--- Start of SUPPLIED DATA ---

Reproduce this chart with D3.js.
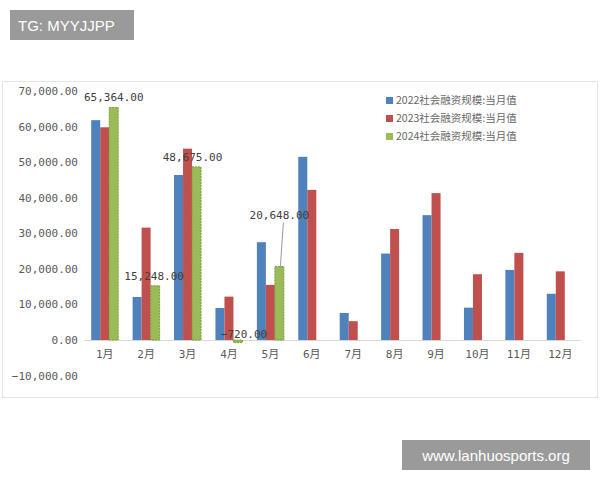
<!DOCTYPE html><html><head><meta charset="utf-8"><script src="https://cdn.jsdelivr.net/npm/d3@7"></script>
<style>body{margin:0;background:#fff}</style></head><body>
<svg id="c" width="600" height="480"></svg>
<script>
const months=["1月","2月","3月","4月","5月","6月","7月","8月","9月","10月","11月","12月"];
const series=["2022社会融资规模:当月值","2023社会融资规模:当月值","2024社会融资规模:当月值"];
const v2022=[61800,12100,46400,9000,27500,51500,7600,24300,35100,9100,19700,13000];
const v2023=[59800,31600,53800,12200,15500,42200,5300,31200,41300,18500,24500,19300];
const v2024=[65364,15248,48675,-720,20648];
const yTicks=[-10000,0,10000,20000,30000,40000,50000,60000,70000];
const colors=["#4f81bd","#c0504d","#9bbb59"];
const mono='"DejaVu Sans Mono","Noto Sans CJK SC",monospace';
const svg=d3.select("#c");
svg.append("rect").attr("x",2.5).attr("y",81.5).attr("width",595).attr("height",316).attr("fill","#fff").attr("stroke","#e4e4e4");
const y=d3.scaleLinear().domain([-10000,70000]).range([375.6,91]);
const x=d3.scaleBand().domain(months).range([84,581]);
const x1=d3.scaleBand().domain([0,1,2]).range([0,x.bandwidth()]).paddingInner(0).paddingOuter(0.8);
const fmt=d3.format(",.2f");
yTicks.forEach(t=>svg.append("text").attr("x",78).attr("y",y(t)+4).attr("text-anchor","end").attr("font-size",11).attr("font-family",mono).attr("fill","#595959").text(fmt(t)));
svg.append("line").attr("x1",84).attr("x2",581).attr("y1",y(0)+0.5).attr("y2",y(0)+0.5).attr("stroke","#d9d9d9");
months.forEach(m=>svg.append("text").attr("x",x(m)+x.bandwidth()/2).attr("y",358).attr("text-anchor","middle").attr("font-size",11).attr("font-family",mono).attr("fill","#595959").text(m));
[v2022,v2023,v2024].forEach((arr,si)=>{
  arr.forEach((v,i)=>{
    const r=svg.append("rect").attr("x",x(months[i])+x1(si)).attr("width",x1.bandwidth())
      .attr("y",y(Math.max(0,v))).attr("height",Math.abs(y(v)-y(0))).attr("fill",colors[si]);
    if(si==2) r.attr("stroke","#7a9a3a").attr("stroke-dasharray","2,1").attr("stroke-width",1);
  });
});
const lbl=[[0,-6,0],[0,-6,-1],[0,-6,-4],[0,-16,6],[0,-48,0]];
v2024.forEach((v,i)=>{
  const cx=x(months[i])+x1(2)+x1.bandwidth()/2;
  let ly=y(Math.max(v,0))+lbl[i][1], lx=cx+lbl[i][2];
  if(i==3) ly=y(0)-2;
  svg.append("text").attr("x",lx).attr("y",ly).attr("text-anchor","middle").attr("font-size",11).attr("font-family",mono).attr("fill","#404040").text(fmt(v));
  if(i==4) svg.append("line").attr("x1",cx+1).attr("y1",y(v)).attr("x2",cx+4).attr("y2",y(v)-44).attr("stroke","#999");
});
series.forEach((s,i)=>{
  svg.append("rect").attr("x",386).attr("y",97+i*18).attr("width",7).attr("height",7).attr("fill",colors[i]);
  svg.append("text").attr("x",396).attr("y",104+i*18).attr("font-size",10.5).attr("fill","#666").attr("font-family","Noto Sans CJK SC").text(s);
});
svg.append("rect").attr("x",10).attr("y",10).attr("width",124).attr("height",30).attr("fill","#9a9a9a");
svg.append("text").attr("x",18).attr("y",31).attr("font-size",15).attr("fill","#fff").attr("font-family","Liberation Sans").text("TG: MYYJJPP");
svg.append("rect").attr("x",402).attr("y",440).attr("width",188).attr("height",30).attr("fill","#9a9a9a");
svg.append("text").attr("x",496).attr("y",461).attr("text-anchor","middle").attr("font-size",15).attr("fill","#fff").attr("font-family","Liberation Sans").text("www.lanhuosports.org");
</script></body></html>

--- End of SUPPLIED DATA ---

## [GIVEN EXERCISE]
Return the material word for word. Pictures are not part of the copy.

## [EXPECTED OUTPUT]
Reproduce this chart with D3.js.
<!DOCTYPE html><html><head><meta charset="utf-8"><script src="https://cdn.jsdelivr.net/npm/d3@7"></script>
<style>body{margin:0;background:#fff}</style></head><body>
<svg id="c" width="600" height="480"></svg>
<script>
const months=["1月","2月","3月","4月","5月","6月","7月","8月","9月","10月","11月","12月"];
const series=["2022社会融资规模:当月值","2023社会融资规模:当月值","2024社会融资规模:当月值"];
const v2022=[61800,12100,46400,9000,27500,51500,7600,24300,35100,9100,19700,13000];
const v2023=[59800,31600,53800,12200,15500,42200,5300,31200,41300,18500,24500,19300];
const v2024=[65364,15248,48675,-720,20648];
const yTicks=[-10000,0,10000,20000,30000,40000,50000,60000,70000];
const colors=["#4f81bd","#c0504d","#9bbb59"];
const mono='"DejaVu Sans Mono","Noto Sans CJK SC",monospace';
const svg=d3.select("#c");
svg.append("rect").attr("x",2.5).attr("y",81.5).attr("width",595).attr("height",316).attr("fill","#fff").attr("stroke","#e4e4e4");
const y=d3.scaleLinear().domain([-10000,70000]).range([375.6,91]);
const x=d3.scaleBand().domain(months).range([84,581]);
const x1=d3.scaleBand().domain([0,1,2]).range([0,x.bandwidth()]).paddingInner(0).paddingOuter(0.8);
const fmt=d3.format(",.2f");
yTicks.forEach(t=>svg.append("text").attr("x",78).attr("y",y(t)+4).attr("text-anchor","end").attr("font-size",11).attr("font-family",mono).attr("fill","#595959").text(fmt(t)));
svg.append("line").attr("x1",84).attr("x2",581).attr("y1",y(0)+0.5).attr("y2",y(0)+0.5).attr("stroke","#d9d9d9");
months.forEach(m=>svg.append("text").attr("x",x(m)+x.bandwidth()/2).attr("y",358).attr("text-anchor","middle").attr("font-size",11).attr("font-family",mono).attr("fill","#595959").text(m));
[v2022,v2023,v2024].forEach((arr,si)=>{
  arr.forEach((v,i)=>{
    const r=svg.append("rect").attr("x",x(months[i])+x1(si)).attr("width",x1.bandwidth())
      .attr("y",y(Math.max(0,v))).attr("height",Math.abs(y(v)-y(0))).attr("fill",colors[si]);
    if(si==2) r.attr("stroke","#7a9a3a").attr("stroke-dasharray","2,1").attr("stroke-width",1);
  });
});
const lbl=[[0,-6,0],[0,-6,-1],[0,-6,-4],[0,-16,6],[0,-48,0]];
v2024.forEach((v,i)=>{
  const cx=x(months[i])+x1(2)+x1.bandwidth()/2;
  let ly=y(Math.max(v,0))+lbl[i][1], lx=cx+lbl[i][2];
  if(i==3) ly=y(0)-2;
  svg.append("text").attr("x",lx).attr("y",ly).attr("text-anchor","middle").attr("font-size",11).attr("font-family",mono).attr("fill","#404040").text(fmt(v));
  if(i==4) svg.append("line").attr("x1",cx+1).attr("y1",y(v)).attr("x2",cx+4).attr("y2",y(v)-44).attr("stroke","#999");
});
series.forEach((s,i)=>{
  svg.append("rect").attr("x",386).attr("y",97+i*18).attr("width",7).attr("height",7).attr("fill",colors[i]);
  svg.append("text").attr("x",396).attr("y",104+i*18).attr("font-size",10.5).attr("fill","#666").attr("font-family","Noto Sans CJK SC").text(s);
});
svg.append("rect").attr("x",10).attr("y",10).attr("width",124).attr("height",30).attr("fill","#9a9a9a");
svg.append("text").attr("x",18).attr("y",31).attr("font-size",15).attr("fill","#fff").attr("font-family","Liberation Sans").text("TG: MYYJJPP");
svg.append("rect").attr("x",402).attr("y",440).attr("width",188).attr("height",30).attr("fill","#9a9a9a");
svg.append("text").attr("x",496).attr("y",461).attr("text-anchor","middle").attr("font-size",15).attr("fill","#fff").attr("font-family","Liberation Sans").text("www.lanhuosports.org");
</script></body></html>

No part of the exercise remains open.